Katastrophenmanagement selbst abhängig vom Strom
Der Ausfall der Stromversorgung würde verheerende Folgen für die Bevölkerung haben, was zeigt, dass diese Infrastruktur einer der anfälligsten Bereiche der Gesellschaft ist und somit einen sicherheitsrelevanten Faktor darstellt. Ein Beispiel hierfür ist der Stromausfall im Münsterland am 25. November 2005. Da die betroffenen Institutionen des Bevölkerungsschutz ebenfalls auf Elektrizität angewiesen sind, müssen sie im Falle eines Stromausfalles einer doppelten Herausforderung begegnen: „Der Gedanke des vernetzten Katastrophenschutzes wird dann zum Trugbild der Lösungsmöglichkeiten eines Stromausfalles“, sagt Dr.
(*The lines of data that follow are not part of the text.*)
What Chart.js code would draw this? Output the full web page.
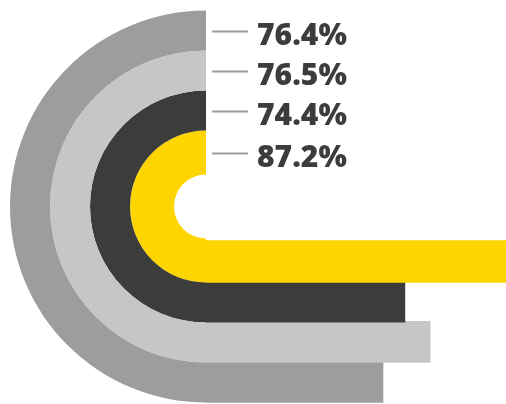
<!DOCTYPE html>
<html>
<head>
<meta charset="utf-8">
<script src="https://cdn.jsdelivr.net/npm/chart.js@4"></script>
<style>
  html, body { margin: 0; padding: 0; background: #fff; }
  #wrap { position: relative; width: 506px; height: 404px; overflow: hidden; }
  #wrap canvas { position: absolute; left: 0; top: 0; }
</style>
</head>
<body>
<div id="wrap">
  <canvas id="bars" width="506" height="404"></canvas>
  <canvas id="rings" width="506" height="404"></canvas>
</div>
<script>
// ---- data (outer ring first) ----
const categories = ['Series 1', 'Series 2', 'Series 3', 'Series 4'];
const percentValues = [76.4, 76.5, 74.4, 87.2];
const barLengths = [59.0, 74.7, 66.3, 100];   // bar extent, % of the space right of the rings

// ---- styles ----
const colors = ['#9d9d9c', '#c6c6c6', '#3c3c3b', '#ffd500'];
const ringWeights = [40, 40, 40, 44];
const barThickness = [41, 41, 42, 44];
const textColor = '#3c3c3b';
const leaderColor = '#9d9d9c';

// ---- rings (half doughnut, bottom -> left -> top) ----
const labelPlugin = {
  id: 'ringLabels',
  afterDatasetsDraw(chart) {
    const ctx = chart.ctx;
    ctx.save();
    chart.data.datasets.forEach((ds, i) => {
      const arc = chart.getDatasetMeta(i).data[0];
      const r = (arc.innerRadius + arc.outerRadius) / 2;
      const y = arc.y - r;
      ctx.strokeStyle = leaderColor;
      ctx.lineWidth = 2;
      ctx.beginPath();
      ctx.moveTo(arc.x + 6, y + 1);
      ctx.lineTo(arc.x + 42, y + 1);
      ctx.stroke();
      ctx.fillStyle = textColor;
      ctx.font = '800 30px "Open Sans"';
      ctx.textBaseline = 'alphabetic';
      ctx.textAlign = 'left';
      ctx.fillText(percentValues[i].toFixed(1) + '%', arc.x + 51, y + 14.5);
    });
    ctx.restore();
  }
};

new Chart(document.getElementById('rings'), {
  type: 'doughnut',
  data: {
    labels: ['value'],
    datasets: categories.map((c, i) => ({
      label: c,
      data: [percentValues[i]],
      backgroundColor: colors[i],
      borderWidth: 0,
      weight: ringWeights[i]
    }))
  },
  options: {
    responsive: false,
    animation: false,
    rotation: 180,
    circumference: 180,
    radius: 196,
    cutout: (32 / 196 * 100) + '%',
    layout: { padding: { left: 0, right: 290, top: 9, bottom: 0 } },
    plugins: { legend: { display: false }, tooltip: { enabled: false } },
    events: []
  },
  plugins: [labelPlugin]
});

// ---- horizontal bars continuing the rings to the right ----
new Chart(document.getElementById('bars'), {
  type: 'bar',
  data: {
    labels: categories,
    datasets: categories.map((c, i) => ({
      label: c,
      data: categories.map((_, j) => (j === i ? barLengths[i] : null)),
      backgroundColor: colors[i],
      borderWidth: 0,
      barThickness: barThickness[i],
      skipNull: true,
      order: categories.length - 1 - i
    }))
  },
  options: {
    indexAxis: 'y',
    responsive: false,
    animation: false,
    layout: { padding: { left: 206, right: 0, top: 240.17, bottom: 1.17 } },
    scales: {
      x: { type: 'linear', min: 0, max: 100, display: false, stacked: false },
      y: { type: 'category', reverse: true, display: false }
    },
    plugins: { legend: { display: false }, tooltip: { enabled: false } },
    events: []
  }
});
</script>
</body>
</html>
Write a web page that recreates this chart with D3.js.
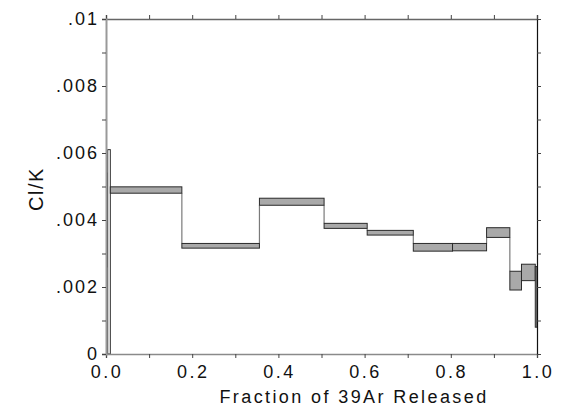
<!DOCTYPE html>
<html>
<head>
<meta charset="utf-8">
<script src="https://cdn.jsdelivr.net/npm/d3@7"></script>
<style>
  html, body { margin: 0; padding: 0; background: #fff; }
  svg { display: block; }
  text { font-family: "Liberation Sans", Arial, sans-serif; fill: #111; }
</style>
</head>
<body>
<svg id="chart" width="563" height="408"></svg>
<script>
// Cumulative fraction of 39Ar at the edges of each heating step
const stepEdges = [0, 0.004, 0.010, 0.176, 0.356, 0.506, 0.606, 0.713, 0.804, 0.883, 0.937, 0.964, 0.996, 1.0];
// Cl/K range (lower / upper bound) for each step
const clkLow  = [0.0026, 0.0000, 0.00480, 0.00316, 0.00444, 0.00375, 0.00355, 0.00307, 0.00308, 0.00348, 0.00191, 0.00219, 0.00080];
const clkHigh = [0.0054, 0.0061, 0.00499, 0.00330, 0.00465, 0.00390, 0.00369, 0.00330, 0.00330, 0.00377, 0.00247, 0.00268, 0.00261];
const stepFill = ["#777777", "#ffffff", "#a9a9a9", "#a9a9a9", "#a9a9a9", "#a9a9a9", "#a9a9a9", "#a9a9a9", "#a9a9a9", "#a9a9a9", "#a9a9a9", "#a9a9a9", "#a9a9a9"];

const xTicks = [0, 0.2, 0.4, 0.6, 0.8, 1.0];
const xTickLabels = ["0.0", "0.2", "0.4", "0.6", "0.8", "1.0"];
const yTicks = [0, 0.002, 0.004, 0.006, 0.008, 0.01];
const yTickLabels = ["0", ".002", ".004", ".006", ".008", ".01"];

const xLabel = "Fraction of 39Ar Released";
const yLabel = "Cl/K";

const M = { left: 106, right: 537, top: 19, bottom: 354 };

const svg = d3.select("#chart");
const x = d3.scaleLinear().domain([0, 1]).range([M.left, M.right]);
const y = d3.scaleLinear().domain([0, 0.01]).range([M.bottom, M.top]);

svg.append("defs").append("clipPath").attr("id", "plot-clip")
  .append("rect").attr("x", M.left).attr("y", M.top)
  .attr("width", M.right - M.left).attr("height", M.bottom - M.top);

const steps = clkLow.map((lo, i) => ({
  x0: stepEdges[i], x1: stepEdges[i + 1], lo, hi: clkHigh[i], fill: stepFill[i]
}));

const plot = svg.append("g").attr("clip-path", "url(#plot-clip)");

// vertical connectors between consecutive steps
const connectors = [];
for (let i = 1; i < steps.length; i++) {
  const a = steps[i - 1], b = steps[i];
  let y0, y1;
  if (b.lo > a.hi) { y0 = a.hi; y1 = b.lo; }
  else if (b.hi < a.lo) { y0 = b.hi; y1 = a.lo; }
  else continue;
  connectors.push({ xv: b.x0, y0, y1 });
}
plot.selectAll("line.conn").data(connectors).join("line")
  .attr("class", "conn")
  .attr("x1", d => x(d.xv)).attr("x2", d => x(d.xv))
  .attr("y1", d => y(d.y0)).attr("y2", d => y(d.y1))
  .attr("stroke", "#7a7a7a").attr("stroke-width", 1.2);

plot.selectAll("rect.step").data(steps).join("rect")
  .attr("class", "step")
  .attr("x", d => x(d.x0))
  .attr("width", d => Math.max(1, x(d.x1) - x(d.x0)))
  .attr("y", d => y(d.hi))
  .attr("height", d => y(d.lo) - y(d.hi))
  .attr("fill", d => d.fill)
  .attr("stroke", "#2a2a2a").attr("stroke-width", 1);

// axes: ticks every 0.1 / 0.001, labels on major ticks only
const xMinor = d3.range(0, 1.0001, 0.1);
const yMinor = d3.range(0, 0.01001, 0.001);

const axisBottom = d3.axisBottom(x).tickValues(xMinor).tickSize(4).tickFormat("");
const axisTop = d3.axisTop(x).tickValues(xMinor).tickSize(4).tickFormat("");
const axisLeft = d3.axisLeft(y).tickValues(yMinor).tickSize(4).tickFormat("");
const axisRight = d3.axisRight(y).tickValues(yMinor).tickSize(4).tickFormat("");

function styleAxis(g, color, width) {
  g.select(".domain").attr("stroke", color).attr("stroke-width", width);
  g.selectAll(".tick line").attr("stroke", "#444").attr("stroke-width", 1);
}

svg.append("g").attr("transform", `translate(0,${M.bottom})`).call(axisBottom)
  .call(g => styleAxis(g, "#8a8a8a", 1.5));
svg.append("g").attr("transform", `translate(0,${M.top})`).call(axisTop)
  .call(g => styleAxis(g, "#666", 1.5));
svg.append("g").attr("transform", `translate(${M.left},0)`).call(axisLeft)
  .call(g => styleAxis(g, "#999", 2));
svg.append("g").attr("transform", `translate(${M.right},0)`).call(axisRight)
  .call(g => styleAxis(g, "#111", 1.2));
svg.selectAll(".domain").attr("fill", "none");

// tick labels
svg.append("g").selectAll("text").data(xTicks).join("text")
  .attr("x", d => x(d) + 1).attr("y", 378)
  .attr("text-anchor", "middle")
  .style("font-size", "18px").style("letter-spacing", "2.5px")
  .text((d, i) => xTickLabels[i]);

svg.append("g").selectAll("text").data(yTicks).join("text")
  .attr("x", 99).attr("y", d => y(d) + 5.5)
  .attr("text-anchor", "end")
  .style("font-size", "18px").style("letter-spacing", "2px")
  .text((d, i) => yTickLabels[i]);

// axis titles
svg.append("text")
  .attr("x", 354).attr("y", 403)
  .attr("text-anchor", "middle")
  .style("font-size", "18px").style("letter-spacing", "2.4px")
  .text(xLabel);

svg.append("text")
  .attr("transform", `translate(43,189) rotate(-90)`)
  .attr("text-anchor", "middle")
  .style("font-size", "20px").style("letter-spacing", "1.5px")
  .text(yLabel);
</script>
</body>
</html>
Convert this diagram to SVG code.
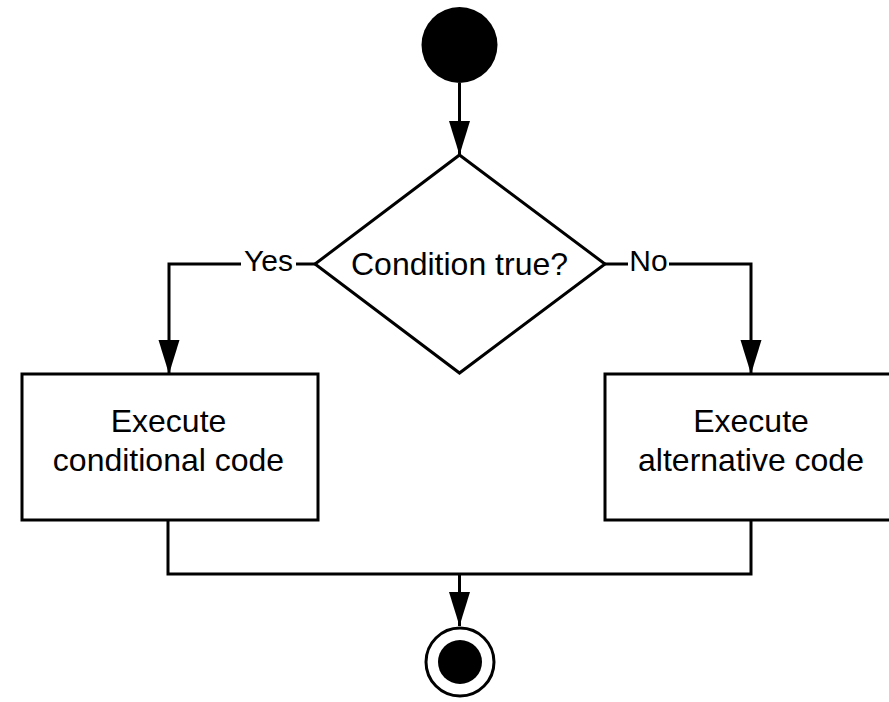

Thomas Petermann, ehemaliger stellvertretender Leiter des Büros für Technikfolgen-Abschätzung des Deutschen Bundestages. „Insbesondere die zunehmende Vernetzung von Instrumenten der Informations- und Kommunikationstechnologie verstärkt diese Abhängigkeit“, so Petermann, in dessen Studie sich abzeichnet, dass die Informations- und Kommunikationstechnologien die höchste „Kritikalität“, also das höchste Maß an Bedeutung für andere Sektoren im Falle eines Ausfalles, aufweist.
Kooperation beginnt vor dem Ernstfall
Prof. Dr. Hans-Jürgen Lange, Lehrstuhlinhaber des Lehrstuhls für Politikwissenschaft, Sicherheitsforschung und Sicherheitsmanagement an der UW/H, sieht ein entscheidendes Verbesserungspotential des Managements eines großflächigen Stromausfalles in dem frühzeitigen Ansatzpunkt der Kooperation der Akteure untereinander und nicht erst nach Eintritt des Ereignisses. „Die Kooperation der Akteure im Informationsaustausch muss ständig stattfinden, alle Ebenen müssen im Austausch zueinander stehen“. Zukünftig muss man zudem verstärkt ein mögliches Verhalten der Bevölkerung in Notsituationen untersuchen, „denn die Bevölkerung ist keine homogene Gruppe. Das Verhalten wird sich nach unterschiedlichen Kriterien richten, die wir näher erforschen müssen“, so Lange. Das Sicherheitsforschungsprogramm der Bundesregierung leiste hier einen wichtigen Beitrag, Schwachstellen innerhalb der Gefahrenabwehr aufzuzeigen und Lösungsmodelle zu erarbeiten.